The next day, I went back down the stairs and sat outside the cage. It was one of the few bunkers where the occupants had maintained their dignity to the end. There were no gruesome piles of twisted bodies, they were lying down, each on his own mattress, as if asleep. Perhaps one of them had had a powerful influence over the others and had convinced them that shouting and resistance would achieve nothing, that they had to resign themselves to dying and embrace their fate without putting up a futile struggle. Everything was in order, but, apart from bodies lying everywhere, how can you create disarray when you have nothing? I felt a sort of serenity looking at those corpses: they had died calmly and would spend eternity in tranquil postures. It set me wondering how I would die, whether it would be at night, in my sleep, and I would lie on the plain for ever, exposed to the constant gentle wind, or whether I would fall ill and have to endure pain. I remembered the guns, and then I remembered the safety catch, and told myself I should have persevered, I’d have been bound to find out how to use it, because I might end up wanting to die. I could have gone back to the bus, but I was extremely reluctant to retrace my steps when there was so much new ground ahead. I was young and healthy, and I had plenty of time to worry about that kind of precaution. Besides, I expected to make new discoveries. There had to be more than just cabins on that plain!
I filled one of the big cooking pots with water and boiled my washing for a long time on the guards’ cooker. When it looked clean, I took it up and laid it out on the grass to dry in the sun. That took me the whole day.
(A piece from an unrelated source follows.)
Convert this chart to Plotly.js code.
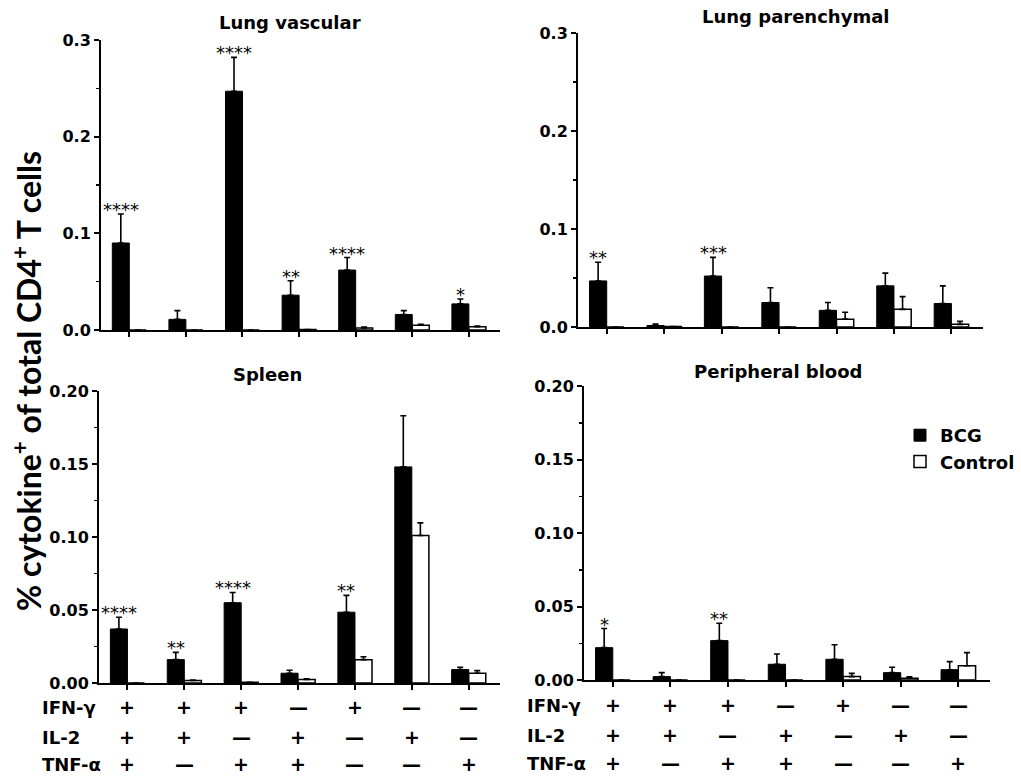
<!DOCTYPE html>
<html>
<head>
<meta charset="utf-8">
<script src="https://cdn.plot.ly/plotly-3.0.1.min.js"></script>
<style>html,body{margin:0;padding:0;background:#fff;}#chart{width:1021px;height:782px;}</style>
</head>
<body>
<div id="chart"></div>
<script>
// ---- data ----
const ifnRow = ["+", "+", "+", "—", "+", "—", "—"];
const il2Row = ["+", "+", "—", "+", "—", "+", "—"];
const tnfRow = ["+", "—", "+", "+", "—", "—", "+"];
const categories = ["IFN+IL2+TNF+", "IFN+IL2+TNF-", "IFN+IL2-TNF+", "IFN-IL2+TNF+", "IFN+IL2-TNF-", "IFN-IL2+TNF-", "IFN-IL2-TNF+"];
const rowLabels = ["IFN-γ", "IL-2", "TNF-α"];
const panelTitles = ["Lung vascular", "Lung parenchymal", "Spleen", "Peripheral blood"];
const seriesNames = ["BCG", "Control"];

// Lung vascular
const lvBCG = [0.090, 0.011, 0.247, 0.036, 0.062, 0.016, 0.027];
const lvBCGErr = [0.030, 0.009, 0.035, 0.015, 0.013, 0.004, 0.005];
const lvCtrl = [0, 0, 0, 0.0005, 0.002, 0.005, 0.0034];
const lvCtrlErr = [0, 0, 0, 0, 0.001, 0.0008, 0.0008];
const lvStars = ["****", "", "****", "**", "****", "", "*"];

// Lung parenchymal
const lpBCG = [0.047, 0.0015, 0.052, 0.025, 0.017, 0.042, 0.024];
const lpBCGErr = [0.019, 0.0015, 0.019, 0.015, 0.008, 0.013, 0.018];
const lpCtrl = [0, 0.0005, 0, 0, 0.008, 0.018, 0.0027];
const lpCtrlErr = [0, 0, 0, 0, 0.007, 0.013, 0.003];
const lpStars = ["**", "", "***", "", "", "", ""];

// Spleen
const spBCG = [0.037, 0.016, 0.055, 0.0067, 0.0485, 0.148, 0.0092];
const spBCGErr = [0.008, 0.005, 0.007, 0.002, 0.0115, 0.035, 0.0016];
const spCtrl = [0, 0.0017, 0.0005, 0.0024, 0.016, 0.101, 0.0067];
const spCtrlErr = [0, 0.0003, 0, 0.0005, 0.002, 0.0087, 0.0018];
const spStars = ["****", "**", "****", "", "**", "", ""];

// Peripheral blood
const pbBCG = [0.022, 0.0023, 0.0268, 0.0107, 0.0141, 0.005, 0.007];
const pbBCGErr = [0.013, 0.0027, 0.0118, 0.007, 0.0099, 0.0037, 0.0055];
const pbCtrl = [0, 0, 0, 0, 0.0023, 0.0012, 0.0097];
const pbCtrlErr = [0, 0, 0, 0, 0.0022, 0.001, 0.0089];
const pbStars = ["*", "", "**", "", "", "", ""];

const yMax = [0.3, 0.3, 0.2, 0.2];
const yDtick = [0.1, 0.1, 0.05, 0.05];
const yFormat = [".1f", ".1f", ".2f", ".2f"];

// ---- build ----
const W = 1021, H = 782;
const px = v => v / W;
const py = v => 1 - v / H;
const panels = [
  {bcg: lvBCG, be: lvBCGErr, c: lvCtrl, ce: lvCtrlErr, stars: lvStars, dom: [101, 500, 40, 330]},
  {bcg: lpBCG, be: lpBCGErr, c: lpCtrl, ce: lpCtrlErr, stars: lpStars, dom: [578, 983, 33, 327]},
  {bcg: spBCG, be: spBCGErr, c: spCtrl, ce: spCtrlErr, stars: spStars, dom: [99, 500, 391, 683]},
  {bcg: pbBCG, be: pbBCGErr, c: pbCtrl, ce: pbCtrlErr, stars: pbStars, dom: [584, 990, 386, 680]}
];
const titlePos = [[290, 22], [795, 16], [267, 374], [778, 371]];

const FONT = 'DejaVu Sans';
const traces = [];
const layout = {
  width: W, height: H,
  margin: {l: 0, r: 0, t: 0, b: 0},
  paper_bgcolor: '#fff', plot_bgcolor: 'rgba(0,0,0,0)',
  barmode: 'group', bargap: 0.4, bargroupgap: 0,
  showlegend: true,
  legend: {x: px(900), y: py(417), xanchor: 'left', yanchor: 'top',
           font: {family: FONT, size: 18, color: '#000', weight: 700},
           bgcolor: 'rgba(0,0,0,0)', tracegroupgap: 0, itemwidth: 30},
  annotations: []
};
const zeros = n => new Array(n).fill(0);

panels.forEach((p, i) => {
  const s = i === 0 ? '' : String(i + 1);
  const xa = 'x' + s, ya = 'y' + s;
  traces.push({
    type: 'bar', name: seriesNames[0], x: categories, y: p.bcg, xaxis: xa, yaxis: ya,
    marker: {color: '#000', line: {color: '#000', width: 1}},
    error_y: {type: 'data', symmetric: false, array: p.be, arrayminus: zeros(p.be.length), color: '#000', thickness: 1.6, width: 3},
    showlegend: i === 3, legendgroup: 'bcg', hoverinfo: 'skip'
  });
  traces.push({
    type: 'bar', name: seriesNames[1], x: categories, y: p.c, xaxis: xa, yaxis: ya,
    marker: {color: '#fff', line: {color: '#000', width: 1.5}},
    error_y: {type: 'data', symmetric: false, array: p.ce, arrayminus: zeros(p.ce.length), color: '#000', thickness: 1.6, width: 3},
    showlegend: i === 3, legendgroup: 'ctrl', hoverinfo: 'skip'
  });
  const [x0, x1, y0, y1] = p.dom;
  layout['xaxis' + s] = {
    domain: [px(x0), px(x1)], anchor: ya, type: 'category', range: [-0.5, 6.55],
    showline: true, linewidth: 2, linecolor: '#000', ticks: 'outside', ticklen: 5, tickwidth: 2, tickcolor: '#000',
    showticklabels: false, showgrid: false, zeroline: false, fixedrange: true
  };
  layout['yaxis' + s] = {
    domain: [py(y1), py(y0)], anchor: xa, range: [0, yMax[i]], dtick: yDtick[i], tick0: 0, tickformat: yFormat[i],
    showline: true, linewidth: 2, linecolor: '#000', ticks: 'outside', ticklen: 5, tickwidth: 2, tickcolor: '#000',
    minor: {dtick: yDtick[i] / 2, ticks: 'outside', ticklen: 3, tickwidth: 1.5, tickcolor: '#000'},
    tickfont: {family: FONT, size: 16, color: '#000', weight: 700},
    showgrid: false, zeroline: false, fixedrange: true
  };
  // panel title
  layout.annotations.push({
    text: panelTitles[i], xref: 'paper', yref: 'paper', x: px(titlePos[i][0]), y: py(titlePos[i][1]),
    xanchor: 'center', yanchor: 'middle', showarrow: false,
    font: {family: FONT, size: 18, color: '#000', weight: 700}
  });
  // significance stars
  p.stars.forEach((st, k) => {
    if (!st) return;
    layout.annotations.push({
      text: st, xref: xa, yref: ya, x: categories[k], y: p.bcg[k] + p.be[k],
      xanchor: 'center', yanchor: 'bottom', xshift: -8.5, yshift: -8, showarrow: false,
      font: {family: FONT, size: 18, color: '#000'}
    });
  });
  // combination rows under bottom panels
  if (i >= 2) {
    const rows = [ifnRow, il2Row, tnfRow];
    const rowY = i === 2 ? [707, 737, 764] : [705, 735, 763];
    const labX = i === 2 ? 40 : 525;
    rows.forEach((row, r) => {
      layout.annotations.push({
        text: rowLabels[r], xref: 'paper', yref: 'paper', x: px(labX), y: py(rowY[r]),
        xanchor: 'left', yanchor: 'middle', showarrow: false,
        font: {family: FONT, size: 18, color: '#000', weight: 700}
      });
      row.forEach((sym, k) => {
        layout.annotations.push({
          text: sym, xref: xa, yref: 'paper', x: categories[k], y: py(rowY[r]),
          xanchor: 'center', yanchor: 'middle', showarrow: false,
          font: {family: FONT, size: 19, color: '#000', weight: 900}
        });
      });
    });
  }
});

// y-axis title
layout.annotations.push({
  text: '% cytokine<sup>+</sup> of total CD4<sup>+</sup> T cells', xref: 'paper', yref: 'paper',
  x: px(27), y: py(381), xanchor: 'center', yanchor: 'middle', textangle: -90, showarrow: false,
  font: {family: 'Lato', size: 32, color: '#000', weight: 700}
});

Plotly.newPlot('chart', traces, layout, {displayModeBar: false, staticPlot: true});
</script>
</body>
</html>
I set off again. Now that I had a book and could learn to read, I was sorry not to have a pencil or anything else to write with, to make a note of my route. In the evening, before going to sleep, I practised writing letters in the dirt, copying the sentences and words from the book. I had used a lot of them in speech, so I recognised them, and I thought about how to construct those that were not in there. The first one I tried to spell was ‘cabin’: I had ‘ca’ from ‘can’ and ‘bin’ from ‘compost bin’ – I just had to put the two together to make ‘cabin’. Then I spelled ‘cage’. The magic ‘e’ made the ‘a’ say its own name, unlike the short ‘a’ in ‘cabin’. I felt very pleased with myself for working this out and it looked as though I remembered everything I’d been taught.